SOSYAL POLİTİKALAR ŞANTAJ ALETİ DEĞİLDİR
Mevcut sosyal politikaların iktidarın elinde tüm toplumu rehin almaya yarayan adeta bir şantaj mekanizması haline döndüğüne dikkat çeken Babacan, "Yardımlar çoğu yerde iktidar partisinin üyelerine bağlanmış durumda. Biz bu uygulamaya son vereceğiz. Yardımları adil bir şekilde dağıtacağız. Halkımızı yardımlarla yaşamaya muhtaç olmaktan en kısa süredede kurtaracağız. İktidarın toplumumuza verdiği en büyük zararlardan bir tanesi yoksulluğu kader haline getirmesidir. Deva Partisi''nin ülkeyi yönettiği bir Türkiye''de tek bir vatandaşımız bile hak kaybı yaşamayacak" dedi.
SOSYAL YARDIM İÇİN KAPI KAPI GEZMEK BİTECEK
Babacan, şunları kaydetti:
"Yönetimde olduğumuz dönemde top yekün kalkınmayla, zenginleşmeyle beraber tüm vatandaşlarımız sosyal yardım ve desteklerden adil bir şekilde istifade edecek. Satın alma gücü asla düşmeyecek. İsrafı, yolsuzluğu durdurmak büyük bir kaynak yaratacaktır. Faizleri düşürerek, faizleri düşürecek güven ortamını sağlayarak oluşacak kaynak bu ülkeyi kanatlandırıp uçurur. Şuanda kaynaklar faize gidiyor. Kötü yönetimin sonucunda yüksek faizi ttüm millet olarak ödüyoruz. Yolsuzluktan elde edilecek kaynakları sosyal yardımlara ayıracağız ve herkesin yüzü gülecek. Sosyal yardımlar hak bazlı olmalı. Yapılan sosyal yardımların paraları vatandaşlardan toplanan vergiler ile verilmektedir.

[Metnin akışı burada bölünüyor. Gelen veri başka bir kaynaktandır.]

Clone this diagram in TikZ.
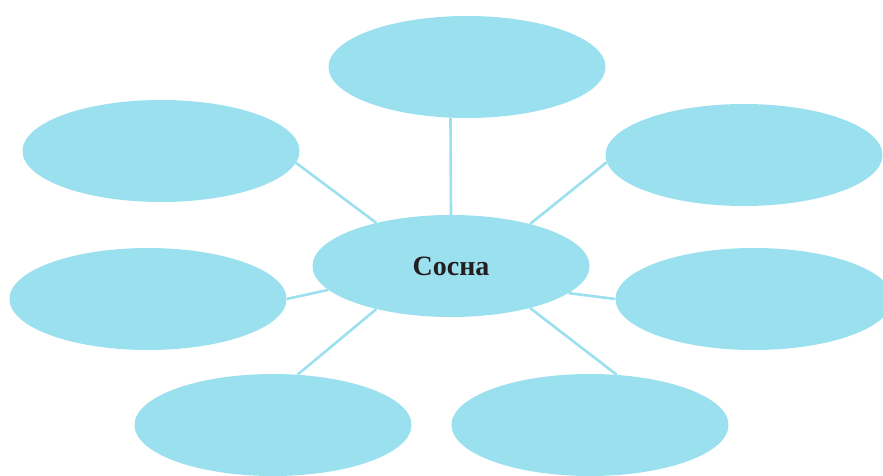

Kimsenin sosyal yardıma bağlı yaşam süremesine izin vermeyeceğiz. Vatandaşlarımız sosyal yardım alabilmek için kapı kapı gezmeyecek. Sorumlu tek bir kurum oluşturacağız. Vatandaşlarımızın sosyal yardım talep etmelerini dahi beklemeyeceğiz. Hiçbir vatandaşımız sosyal yardım alabilmek için ilçe başkanlıklarının kapısında beklemeyecek. Çocukların ve yaşlıların en iyi koşullarda yaşam sürmeleri bizim iktidarımızda öncelikli olacak. Bu doğrultuda tesisler inşa edeceğiz."
EMEKLİ VATANDAŞIN FERYADI BİTECEK
Gezdiği her yerde emekli vatandaşların feryadını duyduğunu ifade eden Babacan, "Çok dertliler ve haklılar. Emeklilerin bu durumda olmasını sağlayan herkes için bu durumun utanç vesilesi olduğunu biliyoruz. Deva Türkiyesi''nde emeklileri enflasyon karşısında ezdirmeyeceğiz. Gerçek hayat açıklanan enflasyondan hızlı ağırlaşıyor. Evine en küçük alışveriş yapan vatandaş biliyor ki açıklanan enflasyondan çok farklı bir gerçek var. Gıda ürünlerindeki artış çok yüksek. TÜİK dahi gerçekleri saklayamıyor. Yüksek gıda enflasyonu en çok emekli ve asgari ücrete çalışan vatandaşlarımızı vuruyor. Partili taraflı Cumhurbaşkanın akraba bakanla el ele veripte ülke ekonomisini yönettiği dönemde artık devletin açıkladığı rakamlar gerçek tabloyu göstermiyordu. 200 liralık banknot çıktığı dönemde 123 dolar değerindeyken bugün 23 dolara düştü. Cebinde 200 lira taşıyan tüm vatandaşlarımız bu süre içerisinde tam 100 dolar kaybetmiştir. Paramız pul oldu. Bu durumu halkımız derinden hissediyor" diye konuştu.